Трудно представить себе другую женщину, которая могла быть столь самоотверженной и уступчивой, как Аида Михайловна. Я бы, например, при всем моем глубочайшем уважении и даже восхищении Мессингом, не могла быть такой. Слишком уж моторной и болезненно-чувствительной реакцией он обладал. Причем, относилось это к самым незначительным мелочам. К примеру, стоило кому-то задержаться, прийти на три-пять минут позже условленного — скандал. Мессинг никогда не спрашивал о причинах вашей задержки. Если причина была серьезной, он это чувствовал и озабоченно молчал, если же это было просто неряшливое отношение ко времени, то неизменно раздраженно повторял:
— Безобразие, панэмаете!
Возбужденный, с мечущимися глазами, с отвислой дрожащей нижней губой, с трясущимися руками, он часто был не очень-то приятен. И прикуривал одну сигарету от другой. Но сам был очень пунктуален и даже педантичен.
Во время этих сцен Аида Михайловна тактично смягчала его порывы, находила умные и нужные слова утешения, ласково называла его — «Вольфочка».
А «Вольфочка» слушал ее, иронично скашивал глаза, но постепенно сменял гнев на милость и успокаивался.
В такие минуты я недоумевала — кто же кого гипнотизирует?»
Мессинги жили в полном соответствии с русской пословицей: «Мужчина — голова семьи, женщина — шея». При этом Аида Михайловна окружила мужа плотным кольцом заботы, которой он прежде не знал и которой ему так не хватало. Лунгина пишет, как впервые увидела их вместе в Тбилиси, после выступления: «Аида Михайловна заботливо разрезала Вольфу Григорьевичу кусочки мяса, размешивала сахар в его стакане с чаем. А он сидел беспомощный, безынициативный, расслабленный. Видно, что он изрядно устал. Да ничего удивительного. Уже на его первом выступлении я заметила, что своим психологическим опытам он отдается всецело, исступленно, и уже ни на что другое у него не остается сил. На сцене он всегда в состоянии нервного напряжения, да не только сам нервничает, но и всех зрителей в зале заставляет быть в напряжении».
А вот другая зарисовка, уже о выступлении в Москве: «На сцене во время выступлений Мессинг кажется зрителям человеком не от мира сего.

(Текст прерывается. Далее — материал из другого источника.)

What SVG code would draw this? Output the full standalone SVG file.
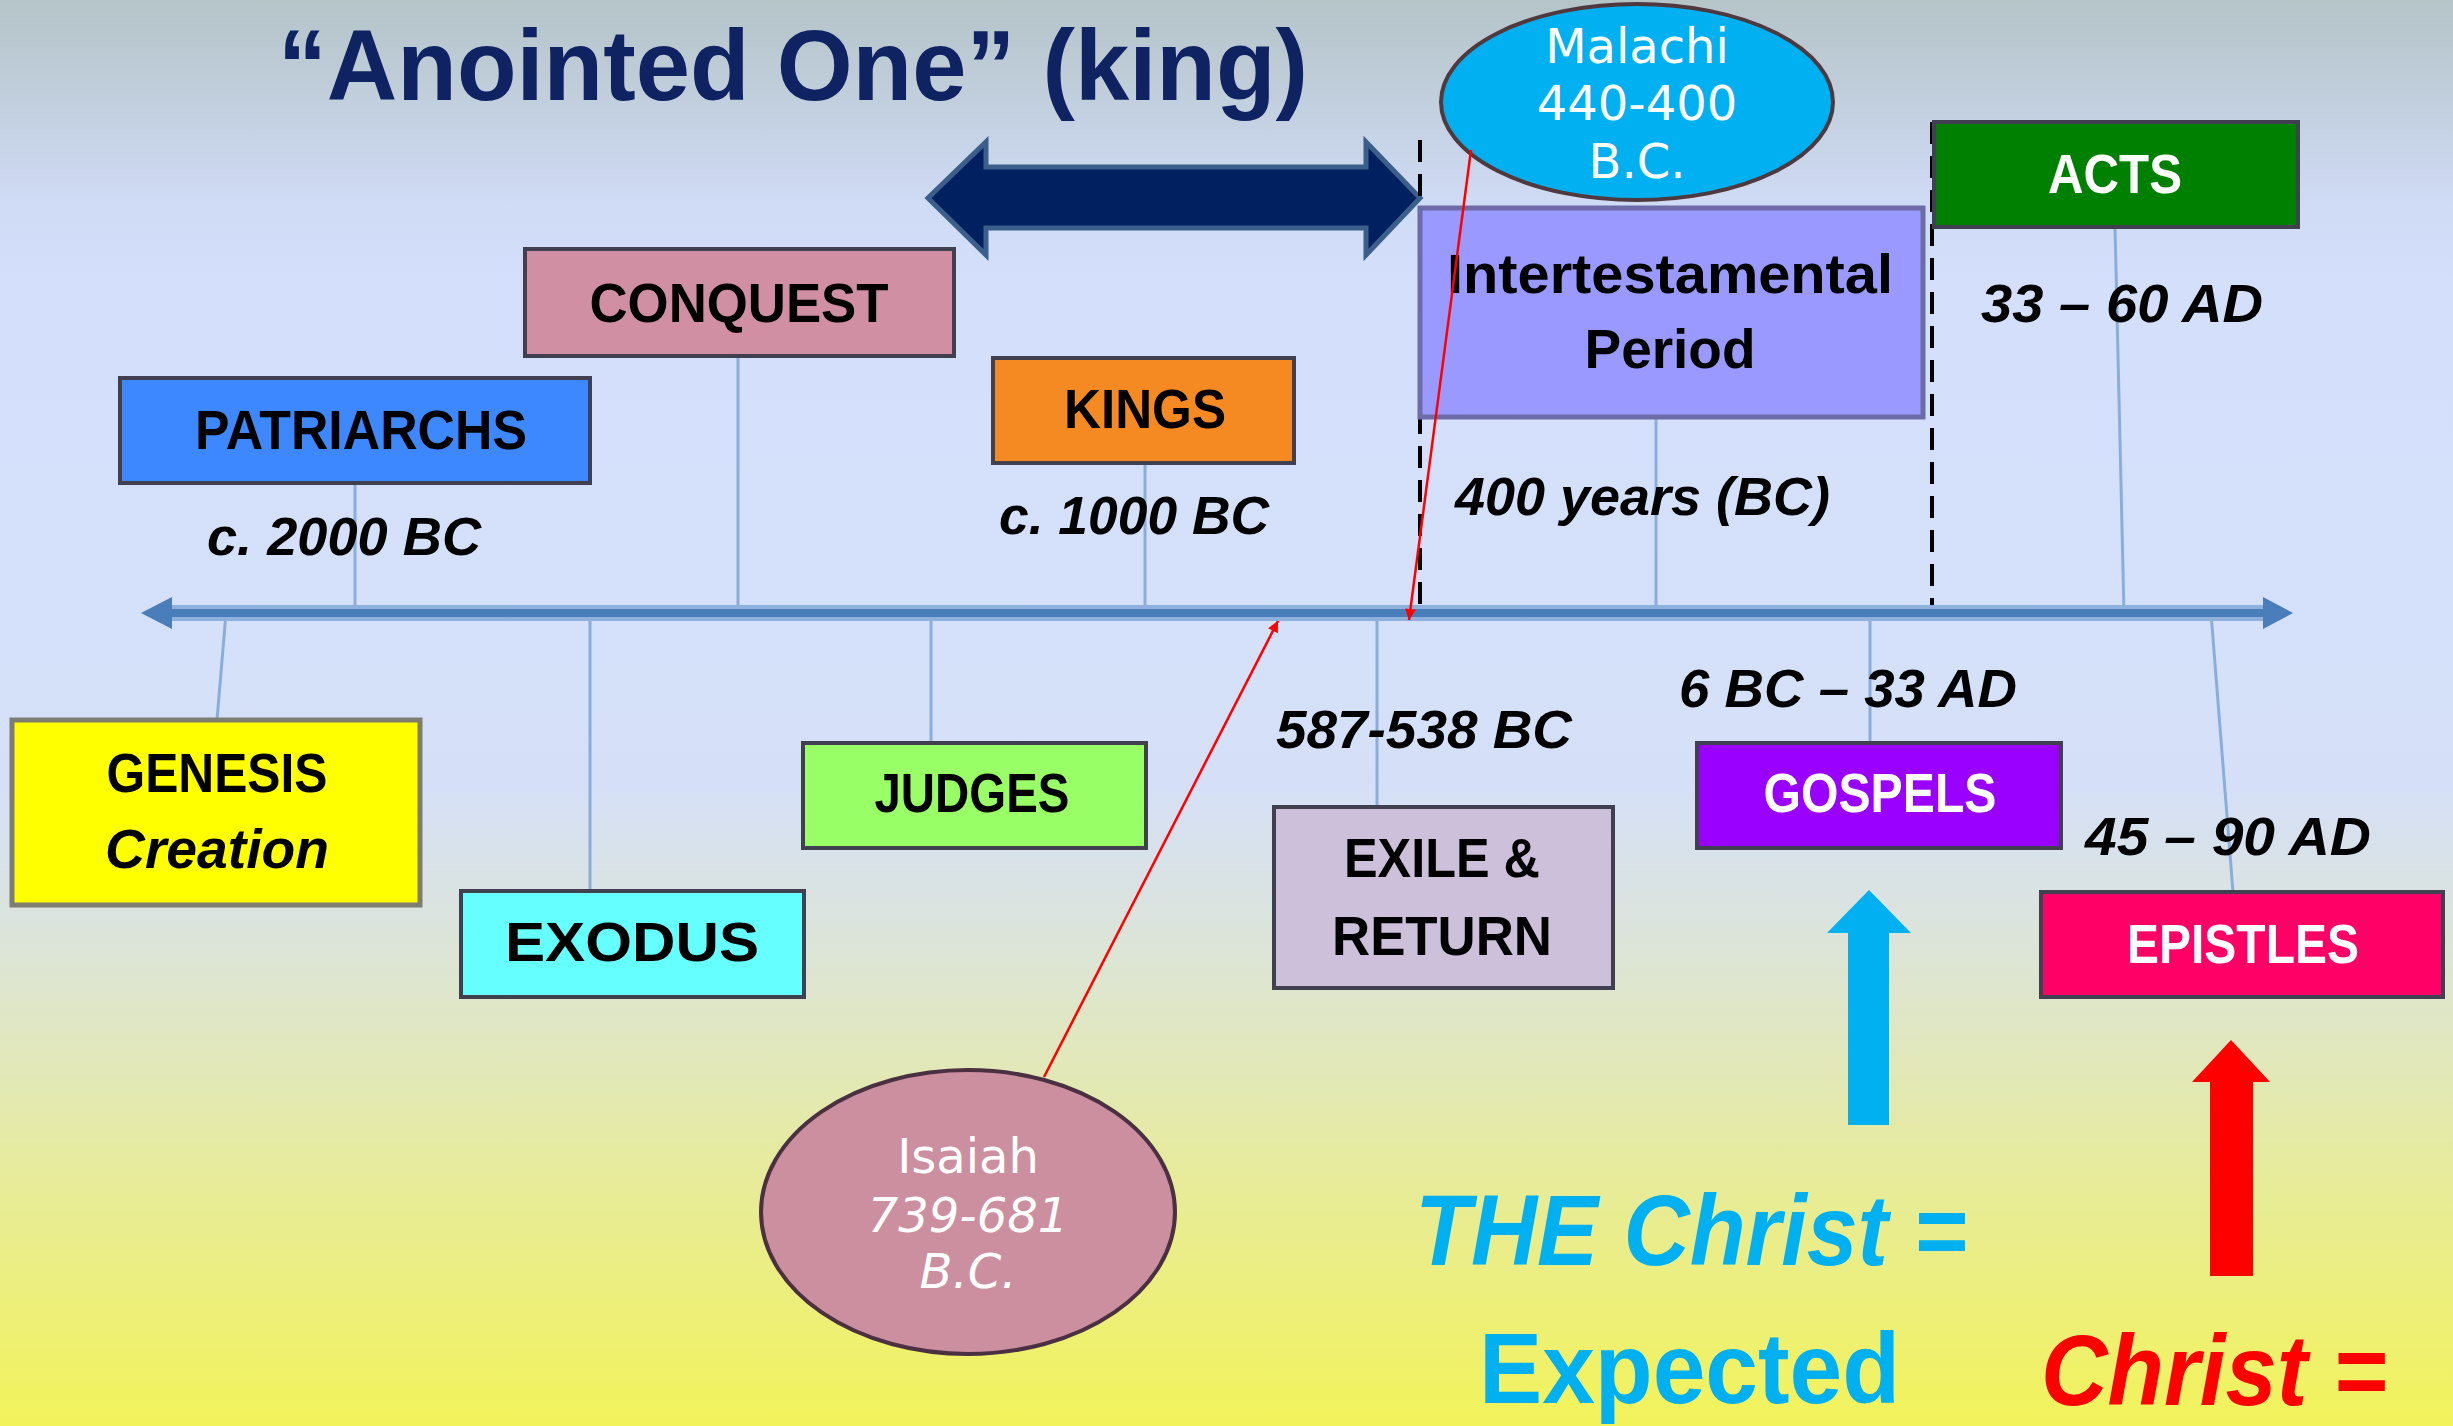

Его нервное состояние передается всем присутствующим, он буквально электризует зал. А в момент выполнения задания его взгляд мечется со зрителей на индуктора и обратно. Прикрывая ладонью рот, всхлипывая, словно после рыданий, он шепчет «мамочка», и создается впечатление, что перед вами беспомощный человек, в лихорадке. Но в домашней обстановке он совершенно преображался. Спокойный, ласковый, расположенный к шутливости, предупредительный и галантный. Между сценическим его образом и поведением в быту не было видимой связи, могущей хоть что-нибудь прояснить».